Qu’en retirerait la partie palestinienne ? Rien. Aucun arrêt de la colonisation. Pas même la libération des vieux prisonniers incarcérés depuis plus de 20 ans (comme ceux qui furent remis au Hamas en échange de Gilad Shalit). Désolés, pas de “conditions préalables” !
Abbas exige que l’objectif des négociations soit défini à l’avance : l’établissement de l’État de Palestine sur des frontières “s’appuyant sur” les tracés d’avant 1967. . L’omission de cette spécification dans les accords d’Oslo de 1993 à conduit finalement à leur volatilisation. Pourquoi commettre deux fois la même erreur ?
De plus, Abbas veut fixer un délai aux négociations. Un an peu ou prou.
Nétanyahou, évidemment, refuse tout cela. En ce moment, le pauvre Kerry s’efforce de rassembler quelque chose de nature à satisfaire le loup tout en préservant la vie de l’agneau. Donner à Abbas des garanties américaines sans garanties israéliennes, par exemple.
DANS TOUTES ces chamailleries, on oublie un élément fondamental.
C’est encore cet éléphant. Cet éléphant dans la pièce, dont Nétanyahou nie l’existence et que Kerry essaie d’ignorer.
L’occupation.
On considère en général que les négociations se déroulent entre égaux. Dans les caricatures Nétanyahou et Abbas sont représentés de même taille. L’image américaine de deux personnes raisonnables mettant les choses au clair entre eux présuppose deux partenaires plus ou moins égaux.
Mais toute cette présentation est fondamentalement erronée. On propose des “négociations” entre un pouvoir occupant tout-puissant et un peuple occupé presque totalement impuissant.

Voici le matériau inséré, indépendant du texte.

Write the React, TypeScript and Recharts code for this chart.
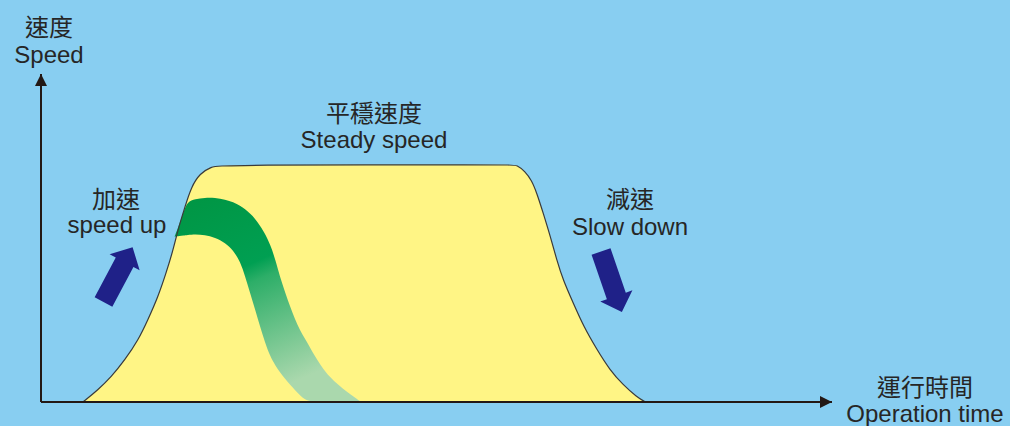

Entre le loup et l’agneau.
(C’est encore la vieille plaisanterie israélienne : peut-on garder ensemble un loup et un agneau ? Bien sûr que oui, si vous apportez un nouvel agneau tous les jours.)
L’armée israélienne agit librement dans toute la Cisjordanie, y compris Ramallah. Si Nétanyahou le décidait, Abbas pourrait très bien se retrouver demain matin dans une prison israélienne, en compagnie des anciens que Nétanyahou refuse de libérer.
De façon moins radicale, le gouvernement israélien peut à tout moment, à son gré, cesser de transférer les sommes considérables d’impôts et de taxes douanières qu’il perçoit pour le compte le l’Autorité Palestinienne, comme il l’a déjà fait à plusieurs reprises. Cela conduirait immédiatement l’Autorité Palestinienne au bord de la faillite.
Il y a des centaines de façons, plus raffinées les unes que les autres, par lesquelles l’autorité d’occupation et l’armée d’occupation peuvent rendre la vie insupportable pour chaque Palestinien individuellement ainsi que pour l’ensemble de la communauté.
Que peuvent faire les Palestiniens pour exercer une pression sur le gouvernement israélien ? Très peu. Il y a la menace d’une troisième intifada. Cela inquiète l’armée, mais ne lui fait pas peur. La riposte de l’armée consiste en plus de répression et plus d’effusion de sang. Ou une nouvelle résolution de l’Assemblée Générale des Nations Unies, élevant la Palestine au rang de membre à part entière de l’organisation mondiale. Nétanyahou serait furieux, mais le dommage réel serait limité.
TOUTE PRESSION pour engager des négociations significatives de nature à conduire à un accord de paix sous – disons – un an doit venir du Président des États-Unis d’Amérique.
C’est tellement évident qu’il n’est guère besoin de le dire.
On touche ici au nœud du problème.
Kerry peut apporter de l’argent, beaucoup d’argent pour soudoyer les Palestiniens, ou leur murmurer à l’oreille de terribles menaces pour leur faire peur et les convaincre de rencontrer Nétanyahou dans sa tente imaginaire, cela ne signifiera pratiquement rien.
La seule chance d’engager de réelles négociations est que Barack Obama mette tout son poids dans la balance pour affronter le Congrès et l’énorme puissance du lobby pro-israélien afin d’imposer aux deux parties le plan de paix américain. Nous savons tous à quoi il devra ressembler : une combinaison entre le plan (Bill) Clinton et l’initiative de paix panarabe.
Si John Kerry n’est pas en mesure d’exercer cette pression, il ne faut même pas qu’il essaye. Il y a vraiment de l’abus à venir ici remuer les choses quand on n’a pas les moyens d’imposer une solution. Du pur cynisme.
Ou, comme on dit en hébreu, Chutzpah (mélange de culot et d’arrogance en français ndt).